==== Supplied data ====

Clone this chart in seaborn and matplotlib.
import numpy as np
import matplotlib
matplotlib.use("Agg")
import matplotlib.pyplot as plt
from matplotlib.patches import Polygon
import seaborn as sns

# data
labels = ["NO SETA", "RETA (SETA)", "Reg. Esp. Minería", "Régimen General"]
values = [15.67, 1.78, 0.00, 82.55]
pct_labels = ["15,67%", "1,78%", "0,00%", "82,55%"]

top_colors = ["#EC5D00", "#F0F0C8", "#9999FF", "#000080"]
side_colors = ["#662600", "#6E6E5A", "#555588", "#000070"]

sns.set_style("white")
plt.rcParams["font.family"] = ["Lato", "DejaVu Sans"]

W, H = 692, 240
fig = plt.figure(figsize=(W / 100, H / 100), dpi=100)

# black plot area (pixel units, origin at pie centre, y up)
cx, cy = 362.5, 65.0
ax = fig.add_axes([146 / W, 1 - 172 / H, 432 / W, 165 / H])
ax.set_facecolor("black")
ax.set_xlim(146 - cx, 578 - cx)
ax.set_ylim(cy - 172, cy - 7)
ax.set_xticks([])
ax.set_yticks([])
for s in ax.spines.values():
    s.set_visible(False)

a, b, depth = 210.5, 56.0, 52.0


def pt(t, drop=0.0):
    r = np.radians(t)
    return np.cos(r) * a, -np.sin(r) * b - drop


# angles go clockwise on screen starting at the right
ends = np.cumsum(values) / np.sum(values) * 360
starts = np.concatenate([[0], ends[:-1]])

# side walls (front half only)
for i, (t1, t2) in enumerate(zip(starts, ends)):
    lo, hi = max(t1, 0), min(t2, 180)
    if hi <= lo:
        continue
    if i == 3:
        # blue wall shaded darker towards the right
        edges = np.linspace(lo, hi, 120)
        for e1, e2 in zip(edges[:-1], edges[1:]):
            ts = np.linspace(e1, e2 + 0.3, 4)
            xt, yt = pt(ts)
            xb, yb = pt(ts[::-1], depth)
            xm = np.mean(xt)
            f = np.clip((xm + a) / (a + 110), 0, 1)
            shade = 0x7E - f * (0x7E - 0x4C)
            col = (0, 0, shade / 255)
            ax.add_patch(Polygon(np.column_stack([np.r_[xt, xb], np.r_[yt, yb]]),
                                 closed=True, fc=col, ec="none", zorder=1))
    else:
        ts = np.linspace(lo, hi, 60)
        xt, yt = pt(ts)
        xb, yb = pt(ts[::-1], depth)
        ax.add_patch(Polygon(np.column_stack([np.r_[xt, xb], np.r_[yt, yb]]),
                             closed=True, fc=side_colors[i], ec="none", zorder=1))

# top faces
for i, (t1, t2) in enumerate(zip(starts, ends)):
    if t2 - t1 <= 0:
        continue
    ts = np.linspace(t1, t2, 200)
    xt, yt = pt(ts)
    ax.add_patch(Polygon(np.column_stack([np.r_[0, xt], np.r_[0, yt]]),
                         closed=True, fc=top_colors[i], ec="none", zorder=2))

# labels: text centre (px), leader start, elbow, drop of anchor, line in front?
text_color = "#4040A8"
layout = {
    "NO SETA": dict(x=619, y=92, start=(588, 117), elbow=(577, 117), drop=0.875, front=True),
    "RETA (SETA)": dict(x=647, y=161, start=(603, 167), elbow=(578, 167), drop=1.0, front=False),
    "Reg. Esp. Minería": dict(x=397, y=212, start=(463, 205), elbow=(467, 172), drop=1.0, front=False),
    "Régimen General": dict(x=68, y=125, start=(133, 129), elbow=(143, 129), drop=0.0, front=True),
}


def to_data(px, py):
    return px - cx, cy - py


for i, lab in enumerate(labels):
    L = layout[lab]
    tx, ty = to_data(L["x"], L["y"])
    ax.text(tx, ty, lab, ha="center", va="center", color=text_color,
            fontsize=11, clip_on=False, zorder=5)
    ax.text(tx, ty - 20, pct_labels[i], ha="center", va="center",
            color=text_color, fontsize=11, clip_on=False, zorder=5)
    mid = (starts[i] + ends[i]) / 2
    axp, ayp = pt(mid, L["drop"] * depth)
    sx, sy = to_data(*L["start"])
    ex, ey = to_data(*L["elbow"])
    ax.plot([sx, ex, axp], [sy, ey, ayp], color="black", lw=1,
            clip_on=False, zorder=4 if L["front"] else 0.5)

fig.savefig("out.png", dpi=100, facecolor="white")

====

● **Exercise details**
From the first line of the listing above to the line with "starts = np.concatenate([[0], ends[:-1]])", please transcribe each line exactly, both ends included, and nothing beyond that.

● **The result**
Clone this chart in seaborn and matplotlib.
import numpy as np
import matplotlib
matplotlib.use("Agg")
import matplotlib.pyplot as plt
from matplotlib.patches import Polygon
import seaborn as sns

# data
labels = ["NO SETA", "RETA (SETA)", "Reg. Esp. Minería", "Régimen General"]
values = [15.67, 1.78, 0.00, 82.55]
pct_labels = ["15,67%", "1,78%", "0,00%", "82,55%"]

top_colors = ["#EC5D00", "#F0F0C8", "#9999FF", "#000080"]
side_colors = ["#662600", "#6E6E5A", "#555588", "#000070"]

sns.set_style("white")
plt.rcParams["font.family"] = ["Lato", "DejaVu Sans"]

W, H = 692, 240
fig = plt.figure(figsize=(W / 100, H / 100), dpi=100)

# black plot area (pixel units, origin at pie centre, y up)
cx, cy = 362.5, 65.0
ax = fig.add_axes([146 / W, 1 - 172 / H, 432 / W, 165 / H])
ax.set_facecolor("black")
ax.set_xlim(146 - cx, 578 - cx)
ax.set_ylim(cy - 172, cy - 7)
ax.set_xticks([])
ax.set_yticks([])
for s in ax.spines.values():
    s.set_visible(False)

a, b, depth = 210.5, 56.0, 52.0


def pt(t, drop=0.0):
    r = np.radians(t)
    return np.cos(r) * a, -np.sin(r) * b - drop


# angles go clockwise on screen starting at the right
ends = np.cumsum(values) / np.sum(values) * 360
starts = np.concatenate([[0], ends[:-1]])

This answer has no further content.